The catch? The man with the gun wasn’t shooter Jared Loughner, but another civilian, who had wrestled the gun from Loughner. Zamudio didn’t shoot the man, but he did push him against a wall before realizing what was going on and jumping on the real shooter. He made a split-second decision not to shoot—but he had the safety released and was ready. Even Zamudio acknowledged that he was “very lucky” that he didn’t shoot an innocent man. In part, he says, he didn’t shoot the man because he didn’t want to be confused as a second gunman.
These are just a few examples of what could happen when you run with a loaded firearm onto a chaotic and bloody scene—you can shoot the wrong person, or you can shoot the right person, but be confused as the bad guy. How are we to make sure that a teacher, under intense stress due to the presence of a gunman, can tell who the “bad guy” is, or shoot accurately at him or her?

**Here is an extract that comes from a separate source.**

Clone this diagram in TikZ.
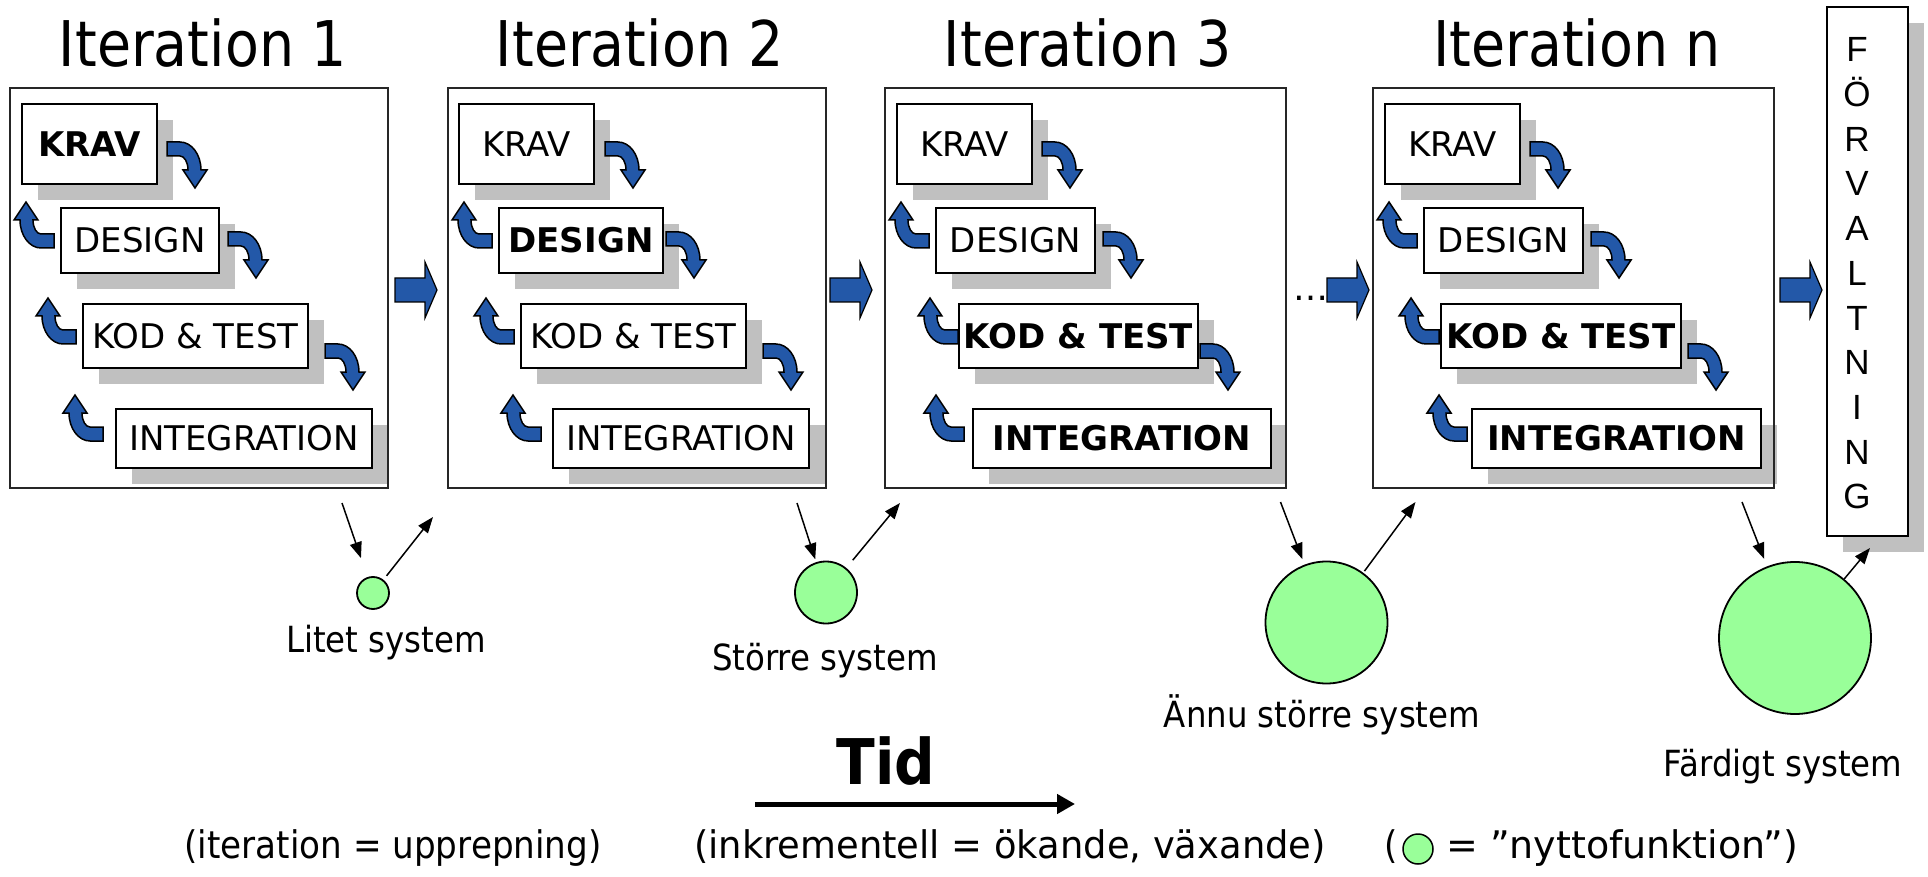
\documentclass[tikz,border=0pt]{standalone}
\usepackage{fontspec}
\setmainfont{DejaVu Sans}
\newfontfamily\narrowfont[FakeStretch=0.9]{DejaVu Sans}
\newfontfamily\midfont[FakeStretch=0.97]{DejaVu Sans}
\newfontfamily\titlefont[FakeStretch=0.88]{DejaVu Sans}
\newfontfamily\arialfont{Liberation Sans}
\usetikzlibrary{shadows,arrows.meta,calc}

\definecolor{stepblue}{HTML}{2358A8}
\definecolor{shadowgray}{HTML}{C0C0C0}
\definecolor{sysgreen}{HTML}{99FF99}

\tikzset{
  % curved blue arrow between two phase boxes (tail top-left at the origin)
  pics/bendarrow/.style={code={
    \draw[fill=stepblue, draw=black, line width=1.5pt, line join=miter]
      (0,0) -- (13,0) arc[start angle=-90, end angle=0, x radius=21, y radius=28]
      -- (40,28) -- (28,46) -- (16,28) -- (21,28)
      arc[start angle=0, end angle=-90, x radius=8, y radius=14] -- (0,14) -- cycle;
  }},
  % wide block arrow between iterations (tail middle at the origin)
  pics/blockarrow/.style={code={
    \draw[fill=stepblue, draw=black, line width=1.2pt, line join=miter]
      (0,-12) -- (30,-12) -- (30,-28) -- (42,0) -- (30,28) -- (30,12) -- (0,12) -- cycle;
  }},
  outerbox/.style={draw=black!85, line width=2pt, minimum height=400, inner sep=0},
  phase/.style={draw=black, line width=1.8pt, fill=white, inner sep=0,
    font=\fontsize{34}{40}\selectfont,
    drop shadow={shadow xshift=16pt, shadow yshift=-16pt, fill=shadowgray, opacity=1}},
  title/.style={anchor=base, inner sep=0, font=\titlefont\fontsize{63}{70}\selectfont},
  syslabel/.style={anchor=base, inner sep=0, font=\narrowfont\fontsize{36}{40}\selectfont},
  bottomtext/.style={inner sep=0, font=\narrowfont\fontsize{38}{44}\selectfont},
  system/.style={circle, draw=black, line width=1.8pt, fill=sysgreen, inner sep=0},
  thinarrow/.style={-{Triangle[length=16pt,width=12pt]}, line width=1.5pt},
}

\begin{document}
\begin{tikzpicture}[x=1pt,y=-1pt]
\fill[white] (0,0) rectangle (1928,877);
\useasboundingbox (0,0) rectangle (1928,877);

% ---- phase boxes, iteration 1
\node[phase, minimum width=135, minimum height=80] (k1) at (89.5,144) {\bfseries KRAV};
\node[phase, minimum width=158, minimum height=65] (d1) at (140,240.5) {DESIGN};
\node[phase, minimum width=225, minimum height=64] (t1) at (195.5,336) {KOD \& TEST};
\node[phase, minimum width=256, minimum height=59] (g1) at (244,438.5) {INTEGRATION};

% ---- iteration 2
\node[phase, minimum width=135, minimum height=80] (k2) at (526.5,144) {KRAV};
\node[phase, minimum width=164, minimum height=65] (d2) at (581,240.5) {\bfseries DESIGN};
\node[phase, minimum width=225, minimum height=64] (t2) at (633.5,336) {KOD \& TEST};
\node[phase, minimum width=256, minimum height=59] (g2) at (681,438.5) {INTEGRATION};

% ---- iteration 3
\node[phase, minimum width=135, minimum height=80] (k3) at (964.5,144) {KRAV};
\node[phase, minimum width=159, minimum height=65] (d3) at (1015.5,240.5) {DESIGN};
\node[phase, minimum width=239, minimum height=64] (t3) at (1078.5,336) {\bfseries KOD \& TEST};
\node[phase, minimum width=298, minimum height=59] (g3) at (1122,438.5) {\bfseries INTEGRATION};

% ---- iteration n
\node[phase, minimum width=135, minimum height=80] (k4) at (1452.5,144) {KRAV};
\node[phase, minimum width=159, minimum height=65] (d4) at (1503.5,240.5) {DESIGN};
\node[phase, minimum width=240, minimum height=64] (t4) at (1561,336) {\bfseries KOD \& TEST};
\node[phase, minimum width=289, minimum height=59] (g4) at (1616.5,438.5) {\bfseries INTEGRATION};

% ---- iteration frames and titles
\node[outerbox, minimum width=378] (it1) at (199,288) {};
\node[outerbox, minimum width=378] (it2) at (637,288) {};
\node[outerbox, minimum width=401] (it3) at (1085.5,288) {};
\node[outerbox, minimum width=401] (it4) at (1573.5,288) {};

\node[title] (ti1) at (203,67) {Iteration 1};
\node[title] (ti2) at (640,67) {Iteration 2};
\node[title] (ti3) at (1088,67) {Iteration 3};
\node[title] (ti4) at (1577,67) {Iteration n};

% ---- curved arrows inside each iteration (down: forward, up: back)
\foreach \b/\ua/\ub in {it1/67/94, it2/67/94, it3/74/80, it4/67/95} {
  \pic at ([shift={(158,55)}]\b.north west) {bendarrow};
  \pic at ([shift={(219,145)}]\b.north west) {bendarrow};
  \pic at ([shift={(316,257)}]\b.north west) {bendarrow};
  \pic[rotate=180] at ([shift={(45,161)}]\b.north west) {bendarrow};
  \pic[rotate=180] at ([shift={(\ua,257)}]\b.north west) {bendarrow};
  \pic[rotate=180] at ([shift={(\ub,354)}]\b.north west) {bendarrow};
}

% ---- maintenance box
\node[draw=black, line width=1.8pt, fill=white, minimum width=81, minimum height=529, inner sep=0,
  drop shadow={shadow xshift=16pt, shadow yshift=-16pt, fill=shadowgray, opacity=1}]
  (forv) at (1867.5,271.5) {};
\node[align=center, inner sep=0, font=\arialfont\fontsize{35}{44.7}\selectfont]
  (forvtext) at (1857,273.5) {F\\Ö\\R\\V\\A\\L\\T\\N\\I\\N\\G};

% ---- arrows between iterations
\pic at ([shift={(6,2)}]it1.east) {blockarrow};
\pic at ([shift={(3,2)}]it2.east) {blockarrow};
\node[anchor=base, inner sep=0, font=\fontsize{35}{40}\selectfont] (dots) at (1311,301) {…};
\pic at ([shift={(40,2)}]it3.east) {blockarrow};
\pic at ([shift={(5,2)}]it4.east) {blockarrow};

% ---- delivered systems
\node[system, minimum size=32] (c1) at (373,593) {};
\node[system, minimum size=62] (c2) at (826,592.5) {};
\node[system, minimum size=122] (c3) at (1326.5,622.5) {};
\node[system, minimum size=152] (c4) at (1795,638) {};

\node[syslabel] (l1) at (386,652) {Litet system};
\node[syslabel] (l2) at (825,670) {Större system};
\node[syslabel] (l3) at (1322,727) {Ännu större system};
\node[syslabel] (l4) at (1783,776) {Färdigt system};

\coordinate (in1) at (342,503);   \coordinate (out1) at (433,517);
\coordinate (in2) at (797,503);   \coordinate (out2) at (900,503);
\coordinate (in3) at (1280.5,502); \coordinate (out3) at (1415.5,502);
\coordinate (in4) at (1742,502);  \coordinate (out4) at (1870,548);

\draw[thinarrow, shorten >=20pt] (in1) -- (c1);
\draw[thinarrow, shorten <=5pt] (c1) -- (out1);
\draw[thinarrow, shorten >=3pt] (in2) -- (c2);
\draw[thinarrow, shorten <=10pt] (c2) -- (out2);
\draw[thinarrow, shorten >=6pt] (in3) -- (c3);
\draw[thinarrow, shorten <=2pt] (c3) -- (out3);
\draw[thinarrow, shorten >=8pt] (in4) -- (c4);
\draw[thinarrow] (c4) -- (out4);

% ---- time axis
\node[anchor=base, inner sep=0, font=\narrowfont\bfseries\fontsize{63}{70}\selectfont] (tid) at (886,784) {Tid};
\coordinate (tstart) at (755,804);
\coordinate (tend) at (1075,804);
\draw[line width=5pt, -{Triangle[length=18pt,width=19pt]}] (tstart) -- (tend);

% ---- explanations
\node[bottomtext, anchor=base] (e1) at (393,858) {(iteration = upprepning)};
\node[bottomtext, anchor=base, font=\midfont\fontsize{38}{44}\selectfont] (e2) at (1010,858) {(inkrementell = ökande, växande)};
\node[bottomtext, anchor=base east] (lp) at (1398,858) {(};
\node[system, line width=1.5pt, minimum size=30] (lc) at (1418,849) {};
\node[bottomtext, anchor=base west, font=\rmfamily\fontsize{38}{44}\selectfont] (lt) at (1446,858) {= ”nyttofunktion”)};
\end{tikzpicture}
\end{document}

In a situation like Newtown, how do we make sure that teachers don’t round the corner, like Zamudio, with the safety released, ready to fire, and accidentally hit another armed teacher in the heat of the moment? Or that any of the “accidents” I cited above—all of which, by the way, occurred under presumably “safe” conditions—would not happen in a school full of small children?
I can anticipate people reading this and saying “yes, but guns made these days are safe—they don’t misfire; it’s extremely unlikely for a gun to fall out of a holster, etc., etc.” I’m sorry, but I think it’s ridiculous to base decisions about dangerous weapons on probability, especially considering the number of accidents that happen involving guns. There are too many things that could go wrong—and too many accidents waiting to happen—when schoolteachers carry guns.
I’m not pretending to have the answer to stopping gun violence, because I don’t—I truly don’t know what the best solution is. But I do know that arming schoolteachers isn’t it.